The Court of Appeal has quashed the decision by the High court to award Shs 9.3 billion as compensation to nine claimants of land where the government is currently constructing the Karuma hydropower project.
A panel of three justices; Christopher Izama Madrama, Irene Mulyagonja and Monica Mugenyi has set aside the award issued to nine people by the High court judge Andrew Bashaija.
The justices unanimously ruled that the nine people; Paul Peter Etot, Deo Okello, Kiden Santa, John Paul Omara, Francis Chira, Isaac Otim, Steven Etot, Albert Elwa and Ruth Etot should instead be compensated with Shs 203.2 million as general damages.
In 2015, the nine claimants sued the Attorney General and Sino Hydro Corporation Limited for compulsory acquisition of their two pieces of land measuring approximately 8.109 hectares and six hectares at Nora Kamdini in Oyam district.
The land was acquired between 2011 and 2012, of which, a portion measuring 3.705 hectares was compulsorily acquired for the project. The remaining part of the land falls outside the project site but was used as a dumping area and an access route by the construction firm.

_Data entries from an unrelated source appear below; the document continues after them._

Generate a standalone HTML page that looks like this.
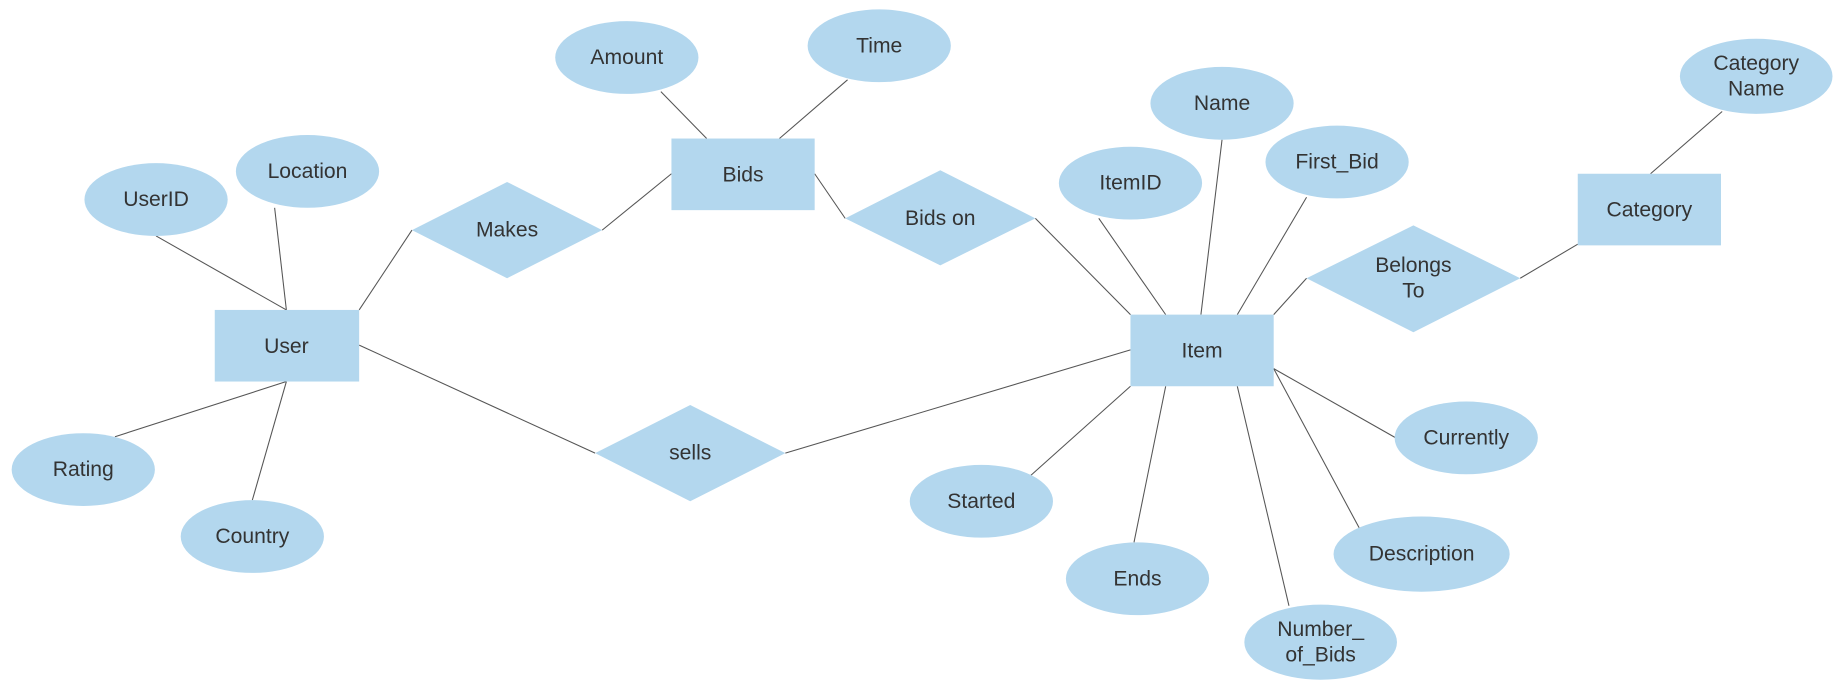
<!DOCTYPE html>
<html><head><meta charset="utf-8"><style>
html,body{margin:0;padding:0;background:#fff;width:1843px;height:695px;overflow:hidden}
svg{display:block}
text{font-family:"Liberation Sans",Arial,sans-serif;font-size:18px;fill:#333;text-anchor:middle;dominant-baseline:central}
</style></head><body>
<svg width="1843" height="695" viewBox="0 0 1568 592" xmlns="http://www.w3.org/2000/svg">
<g stroke="#555" stroke-width="0.9" fill="none">
<line x1="132" y1="201" x2="243" y2="264"/>
<line x1="233" y1="177" x2="243" y2="264"/>
<line x1="97" y1="372" x2="243" y2="325"/>
<line x1="214" y1="426" x2="243" y2="325"/>
<line x1="305" y1="264" x2="350" y2="196"/>
<line x1="512" y1="196" x2="571" y2="148"/>
<line x1="562" y1="78" x2="601" y2="118"/>
<line x1="721" y1="68" x2="663" y2="118"/>
<line x1="693" y1="148" x2="719" y2="186"/>
<line x1="881" y1="186" x2="962" y2="268"/>
<line x1="305" y1="294" x2="506" y2="386"/>
<line x1="668" y1="386" x2="962" y2="298"/>
<line x1="1040" y1="119" x2="1022" y2="268"/>
<line x1="935" y1="186" x2="992" y2="268"/>
<line x1="1112" y1="168" x2="1053" y2="268"/>
<line x1="1084" y1="268" x2="1112" y2="237"/>
<line x1="1294" y1="237" x2="1343" y2="208"/>
<line x1="1405" y1="148" x2="1466" y2="95"/>
<line x1="1084" y1="314" x2="1188" y2="373"/>
<line x1="1084" y1="314" x2="1157" y2="450"/>
<line x1="1053" y1="329" x2="1097" y2="516"/>
<line x1="992" y1="329" x2="965" y2="462"/>
<line x1="962" y1="329" x2="877" y2="405"/>
</g>
<g fill="#b3d7ee">
<rect x="182" y="264" width="123" height="61"/>
<rect x="571" y="118" width="122" height="61"/>
<rect x="962" y="268" width="122" height="61"/>
<rect x="1343" y="148" width="122" height="61"/>
<polygon points="350,196 431,155 512,196 431,237"/>
<polygon points="719,186 800,145 881,186 800,226"/>
<polygon points="506,386 587,345 668,386 587,427"/>
<polygon points="1112,237 1203,192 1294,237 1203,283"/>
<ellipse cx="132" cy="170" rx="61" ry="31"/>
<ellipse cx="261" cy="146" rx="61" ry="31"/>
<ellipse cx="70" cy="400" rx="61" ry="31"/>
<ellipse cx="214" cy="457" rx="61" ry="31"/>
<ellipse cx="533" cy="49" rx="61" ry="31"/>
<ellipse cx="748" cy="39" rx="61" ry="31"/>
<ellipse cx="1040" cy="88" rx="61" ry="31"/>
<ellipse cx="962" cy="156" rx="61" ry="31"/>
<ellipse cx="1138" cy="138" rx="61" ry="31"/>
<ellipse cx="1495" cy="65" rx="65" ry="32"/>
<ellipse cx="1248" cy="373" rx="61" ry="31"/>
<ellipse cx="1210" cy="472" rx="75" ry="32"/>
<ellipse cx="1124" cy="547" rx="65" ry="32"/>
<ellipse cx="968" cy="493" rx="61" ry="31"/>
<ellipse cx="835" cy="427" rx="61" ry="31"/>
</g>
<text x="243" y="295">User</text>
<text x="632" y="149">Bids</text>
<text x="1023" y="299">Item</text>
<text x="1404" y="179">Category</text>
<text x="431" y="196">Makes</text>
<text x="800" y="186">Bids on</text>
<text x="587" y="386">sells</text>
<text x="1203" y="226">Belongs</text>
<text x="1203" y="248">To</text>
<text x="132" y="170">UserID</text>
<text x="261" y="146">Location</text>
<text x="70" y="400">Rating</text>
<text x="214" y="457">Country</text>
<text x="533" y="49">Amount</text>
<text x="748" y="39">Time</text>
<text x="1040" y="88">Name</text>
<text x="962" y="156">ItemID</text>
<text x="1138" y="138">First_Bid</text>
<text x="1495" y="54">Category</text>
<text x="1495" y="76">Name</text>
<text x="1248" y="373">Currently</text>
<text x="1210" y="472">Description</text>
<text x="1124" y="536">Number_</text>
<text x="1124" y="558">of_Bids</text>
<text x="968" y="493">Ends</text>
<text x="835" y="427">Started</text>
</svg>
</body></html>
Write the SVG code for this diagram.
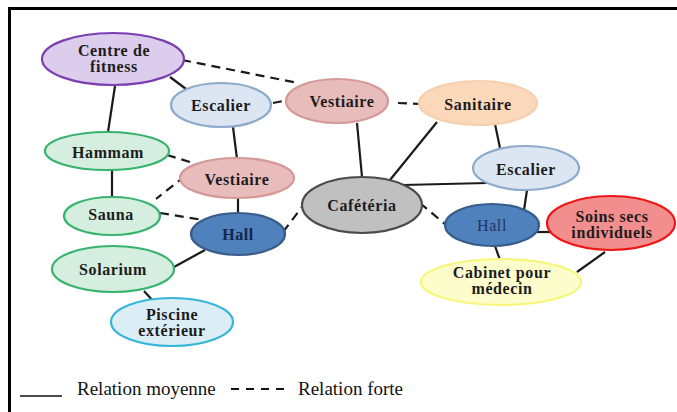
<svg xmlns="http://www.w3.org/2000/svg" width="677" height="412" viewBox="0 0 677 412">
  <style>
    .edge { stroke: #1a1a1a; stroke-width: 2.2; fill: none; stroke-linecap: butt; }
    .dash { stroke-dasharray: 9 6; }
    .lbl { font-family: "Liberation Serif", "Times New Roman", serif; font-size: 16px; font-weight: bold; fill: #1c1c1c; text-anchor: middle; letter-spacing: 0.6px; }
    .legend { font-family: "Liberation Serif", "Times New Roman", serif; font-size: 19px; fill: #111; }
    .n { stroke-width: 2.2; }
    .purple { fill: #dccdec; stroke: #7a3fb0; }
    .stair { fill: #dce6f2; stroke: #8eaacb; }
    .locker { fill: #e8bcbb; stroke: #d49a98; }
    .sanit { fill: #fcd8bb; stroke: #f6cfae; }
    .cafe { fill: #c0c0c0; stroke: #4a4a4a; }
    .hall { fill: #4f81bd; stroke: #385d8a; }
    .care { fill: #f28e8e; stroke: #f01515; }
    .doc { fill: #fdfdcc; stroke: #f6f67a; }
    .green { fill: #d6eee0; stroke: #36b36d; }
    .pool { fill: #dbeef6; stroke: #35b5d8; }
  </style>

  <rect x="0" y="0" width="677" height="412" fill="#ffffff"/>
  <!-- frame -->
  <path d="M9.5,412 V8.5 H677" stroke="#000" stroke-width="3" fill="none"/>

  <g id="connectors">
    <!-- medium relations -->
    <line class="edge" x1="115" y1="86" x2="108" y2="132"/>
    <line class="edge" x1="170" y1="77" x2="186" y2="89"/>
    <line class="edge" x1="233" y1="127" x2="237" y2="159"/>
    <line class="edge" x1="112" y1="170" x2="112" y2="197"/>
    <line class="edge" x1="238" y1="196" x2="238" y2="213"/>
    <line class="edge" x1="174" y1="267" x2="205" y2="250"/>
    <line class="edge" x1="144" y1="291" x2="154" y2="302"/>
    <line class="edge" x1="357" y1="123" x2="362" y2="177"/>
    <line class="edge" x1="437" y1="122" x2="390" y2="180"/>
    <line class="edge" x1="495" y1="124" x2="500" y2="148"/>
    <line class="edge" x1="403" y1="185" x2="487" y2="183"/>
    <line class="edge" x1="527" y1="190" x2="524" y2="210"/>
    <line class="edge" x1="537" y1="232" x2="560" y2="232"/>
    <line class="edge" x1="495" y1="246" x2="500" y2="260"/>
    <line class="edge" x1="605" y1="252" x2="577" y2="272"/>
    <!-- strong relations -->
    <line class="edge dash" x1="182" y1="60" x2="298" y2="83"/>
    <line class="edge dash" x1="273" y1="103" x2="288" y2="100"/>
    <line class="edge dash" x1="398" y1="103" x2="421" y2="104"/>
    <line class="edge dash" x1="167" y1="155" x2="193" y2="163"/>
    <line class="edge dash" x1="185" y1="176" x2="156" y2="199"/>
    <line class="edge dash" x1="160" y1="213" x2="203" y2="220"/>
    <line class="edge dash" x1="283" y1="232" x2="302" y2="207"/>
    <line class="edge dash" x1="420" y1="203" x2="446" y2="225"/>
  </g>

  <g id="centre-fitness">
    <ellipse class="n purple" cx="113" cy="59" rx="71" ry="26"/>
    <text class="lbl" x="114" y="56">Centre de</text>
    <text class="lbl" x="114" y="72">fitness</text>
  </g>
  <g id="escalier-1">
    <ellipse class="n stair" cx="221" cy="105" rx="50" ry="22"/>
    <text class="lbl" x="221" y="111">Escalier</text>
  </g>
  <g id="vestiaire-1">
    <ellipse class="n locker" cx="337" cy="101" rx="51" ry="22"/>
    <text class="lbl" x="342" y="107">Vestiaire</text>
  </g>
  <g id="sanitaire">
    <ellipse class="n sanit" cx="478" cy="103" rx="59" ry="22"/>
    <text class="lbl" x="478" y="110">Sanitaire</text>
  </g>
  <g id="hammam">
    <ellipse class="n green" cx="107" cy="151" rx="62" ry="19"/>
    <text class="lbl" x="108" y="158">Hammam</text>
  </g>
  <g id="vestiaire-2">
    <ellipse class="n locker" cx="237" cy="178" rx="57" ry="20"/>
    <text class="lbl" x="237" y="185">Vestiaire</text>
  </g>
  <g id="escalier-2">
    <ellipse class="n stair" cx="526" cy="168" rx="53" ry="22"/>
    <text class="lbl" x="526" y="175">Escalier</text>
  </g>
  <g id="cafeteria">
    <ellipse class="n cafe" cx="362" cy="205" rx="60" ry="28"/>
    <text class="lbl" x="362" y="211">Cafétéria</text>
  </g>
  <g id="sauna">
    <ellipse class="n green" cx="112" cy="216" rx="48" ry="19"/>
    <text class="lbl" x="111" y="220">Sauna</text>
  </g>
  <g id="hall-1">
    <ellipse class="n hall" cx="238" cy="234" rx="47" ry="21"/>
    <text class="lbl" x="238" y="240" style="fill:#16264a">Hall</text>
  </g>
  <g id="hall-2">
    <ellipse class="n hall" cx="492" cy="225" rx="47" ry="21"/>
    <text class="lbl" x="492" y="231" style="fill:#1f3560;font-weight:normal">Hall</text>
  </g>
  <g id="soins-secs">
    <ellipse class="n care" cx="611" cy="223" rx="64" ry="27"/>
    <text class="lbl" x="612" y="222">Soins secs</text>
    <text class="lbl" x="612" y="238">individuels</text>
  </g>
  <g id="solarium">
    <ellipse class="n green" cx="113" cy="269" rx="61" ry="23"/>
    <text class="lbl" x="113" y="275">Solarium</text>
  </g>
  <g id="cabinet-medecin">
    <ellipse class="n doc" cx="501" cy="282" rx="80" ry="23"/>
    <text class="lbl" x="502" y="278">Cabinet pour</text>
    <text class="lbl" x="502" y="294">médecin</text>
  </g>
  <g id="piscine-exterieur">
    <ellipse class="n pool" cx="172" cy="322" rx="61" ry="24"/>
    <text class="lbl" x="172" y="320">Piscine</text>
    <text class="lbl" x="172" y="336">extérieur</text>
  </g>

  <g id="legend">
    <line x1="20" y1="396" x2="62" y2="396" stroke="#111" stroke-width="1.6"/>
    <text class="legend" x="77" y="395">Relation moyenne</text>
    <line x1="231" y1="389" x2="287" y2="389" stroke="#111" stroke-width="1.8" stroke-dasharray="8 7"/>
    <text class="legend" x="298" y="395">Relation forte</text>
  </g>
</svg>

The two pieces of land have rocks whose quantity and valuation was disputed by the nine claimants. The petitioners were then awarded Shs 1.2 billion as market value for the land, Shs 8.3 billion as the value of the rocks on the land, and Shs 1 billion as the costs of the case.

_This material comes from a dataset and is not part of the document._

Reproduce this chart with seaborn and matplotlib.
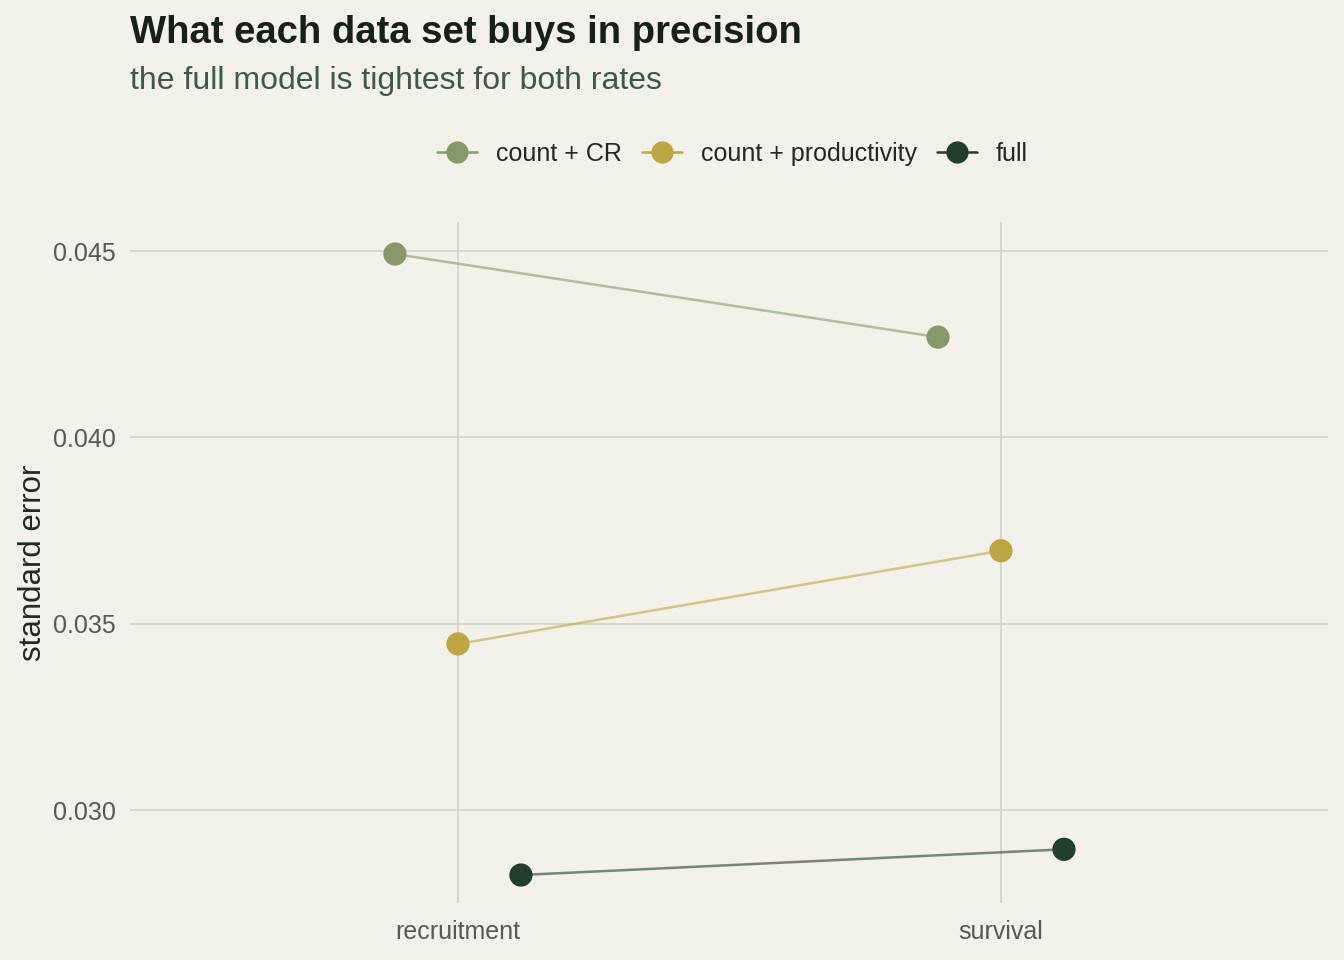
import matplotlib
matplotlib.use("Agg")
import matplotlib.pyplot as plt
import seaborn as sns
import pandas as pd
from matplotlib.lines import Line2D

rates = ["recruitment", "survival"]
models = ["count + CR", "count + productivity", "full"]
se_count_cr = [0.04492, 0.04269]
se_count_prod = [0.03446, 0.03696]
se_full = [0.02826, 0.02895]

palette = {"count + CR": "#86996b", "count + productivity": "#c0a544", "full": "#1f3f2b"}
bg = "#f2f1ea"

rows = []
for m, vals in zip(models, [se_count_cr, se_count_prod, se_full]):
    for r, v in zip(rates, vals):
        rows.append({"rate": r, "model": m, "se": v})
df = pd.DataFrame(rows)
dodge = {"count + CR": -0.116, "count + productivity": 0.0, "full": 0.116}
df["x"] = df["rate"].map({r: i for i, r in enumerate(rates)}) + df["model"].map(dodge)

sns.set_theme(style="whitegrid")
plt.rcParams["font.family"] = ["Liberation Sans", "DejaVu Sans"]

fig = plt.figure(figsize=(13.44, 9.6), dpi=100, facecolor=bg)
ax = fig.add_axes([0.0967, 0.0594, 0.8913, 0.7094])
ax.set_facecolor(bg)

sns.lineplot(data=df, x="x", y="se", hue="model", hue_order=models, palette=palette,
             alpha=0.6, linewidth=1.8, legend=False, ax=ax, sort=True)
sns.scatterplot(data=df, x="x", y="se", hue="model", hue_order=models, palette=palette,
                s=280, edgecolor="none", legend=False, ax=ax, zorder=3)

ax.set_xlim(-0.604, 1.602)
ax.set_ylim(0.02751, 0.04578)
ax.set_xticks(range(len(rates)))
ax.set_xticklabels(rates)
ax.set_yticks([0.030, 0.035, 0.040, 0.045])
ax.set_yticklabels(["0.030", "0.035", "0.040", "0.045"])
ax.grid(True, color="#d2d2c4", linewidth=1.2)
for s in ax.spines.values():
    s.set_visible(False)
ax.tick_params(axis="both", length=0, labelsize=18, labelcolor="#555a52")
ax.tick_params(axis="x", pad=12)
ax.tick_params(axis="y", pad=10)
ax.set_xlabel("")
ax.set_ylabel("standard error", fontsize=22.5, color="#1f2a22", labelpad=4)

handles = [Line2D([0], [0], color=palette[m], marker="o", markersize=16,
                  markeredgewidth=0, linewidth=1.8) for m in models]
leg = fig.legend(handles, models, loc="center", bbox_to_anchor=(0.545, 0.84), ncol=3,
                 frameon=False, fontsize=18, handlelength=1.6, columnspacing=0.8,
                 handletextpad=0.75)
for t in leg.get_texts():
    t.set_color("#1f2a22")
for lh, m in zip(leg.legend_handles, models):
    lh.set_color(palette[m])

fig.text(0.0967, 0.966, "What each data set buys in precision", fontsize=27.5,
         fontweight="bold", color="#142018", ha="left", va="center")
fig.text(0.0967, 0.916, "the full model is tightest for both rates", fontsize=23,
         color="#3d5a44", ha="left", va="center")

fig.savefig("out.png", dpi=100, facecolor=bg)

Attorney General Kiryowa Kiwanuka appealed the High court ruling, arguing that the award of Shs 1.2 billion as compensation for the land and all properties on it was exorbitant because the claimants had stated the total value of the land as Shs 701.5 million based on their professional valuation report.

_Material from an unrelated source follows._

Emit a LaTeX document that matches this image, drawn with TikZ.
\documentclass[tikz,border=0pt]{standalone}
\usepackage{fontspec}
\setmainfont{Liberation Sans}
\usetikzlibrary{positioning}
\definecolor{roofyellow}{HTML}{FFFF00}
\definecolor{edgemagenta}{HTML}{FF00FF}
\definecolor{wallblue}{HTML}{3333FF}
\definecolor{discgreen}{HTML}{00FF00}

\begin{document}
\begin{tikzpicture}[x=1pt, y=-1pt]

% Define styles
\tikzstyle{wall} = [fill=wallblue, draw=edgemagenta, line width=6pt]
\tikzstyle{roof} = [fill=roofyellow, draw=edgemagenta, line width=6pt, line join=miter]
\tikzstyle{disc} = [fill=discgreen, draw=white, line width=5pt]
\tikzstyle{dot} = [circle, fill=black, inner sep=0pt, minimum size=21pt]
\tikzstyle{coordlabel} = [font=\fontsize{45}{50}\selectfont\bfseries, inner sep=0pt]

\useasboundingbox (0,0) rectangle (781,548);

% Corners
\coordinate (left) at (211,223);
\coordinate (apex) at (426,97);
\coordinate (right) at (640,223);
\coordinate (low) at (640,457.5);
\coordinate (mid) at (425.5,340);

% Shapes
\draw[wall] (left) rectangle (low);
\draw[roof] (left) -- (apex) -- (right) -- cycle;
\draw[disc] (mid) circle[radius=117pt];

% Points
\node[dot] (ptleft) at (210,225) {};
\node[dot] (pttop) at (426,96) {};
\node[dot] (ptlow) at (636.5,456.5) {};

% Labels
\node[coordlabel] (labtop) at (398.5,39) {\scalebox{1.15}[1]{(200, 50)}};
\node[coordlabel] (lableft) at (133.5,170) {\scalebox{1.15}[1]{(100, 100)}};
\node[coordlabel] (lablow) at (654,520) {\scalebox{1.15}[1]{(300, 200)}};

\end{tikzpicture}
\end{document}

The government also faulted the judge for having erred in law and fact in holding that the compensation is payable for rock deposits on land and that rocks are compensated separately from the value of such land and that at the same time he held that rocks are part of the land.
The judge was also faulted for having gone ahead to award Shs 8.3 billion as the price of the rock deposits, which the government argued that the figure was reached upon based on speculation that the claimants were engaged in the business of rock exploitation and extraction of quarrying.
Government argued that the High court did not consider the circumstances of the case in awarding general damages. The Attorney General said that the judge ought to have considered that the suit property was acquired in the public interest for the legitimate purpose of constructing the dam for the benefit of all Ugandans - the petitioners inclusive.
Court also heard that under the Land Act, unlike buildings and crops, which are valued and compensated separately from the value of the unimproved land, rocks, sand, and clay constitute part of the land and ought not to be valued and compensated separately.
Accordingly, Attorney General Kiwanuka who argued the case with assistant commissioner Patricia Mutesi and state attorney Jackie Amusogot asked the court to quash justice Bashaija's judgement.
In their lead judgement written by justice Madrama, they set aside the award on grounds that there was no basis to give an award higher than the value of the acquired land.
According to the justices, the assessment of the land was done and specifically, the value of the land was put at Shs 250 million together with the cost of processing the title at Shs 6.3 million and crops and houses that were there were also valued and the government paid Shs 813 million which was much more than their value of the land.
However, they added that when the government wants to compulsory acquire land, it should compensate the owner before the possession or acquisition but this was not the case and therefore he had to award the claimants general damages for breaching Article 26 of the Constitution.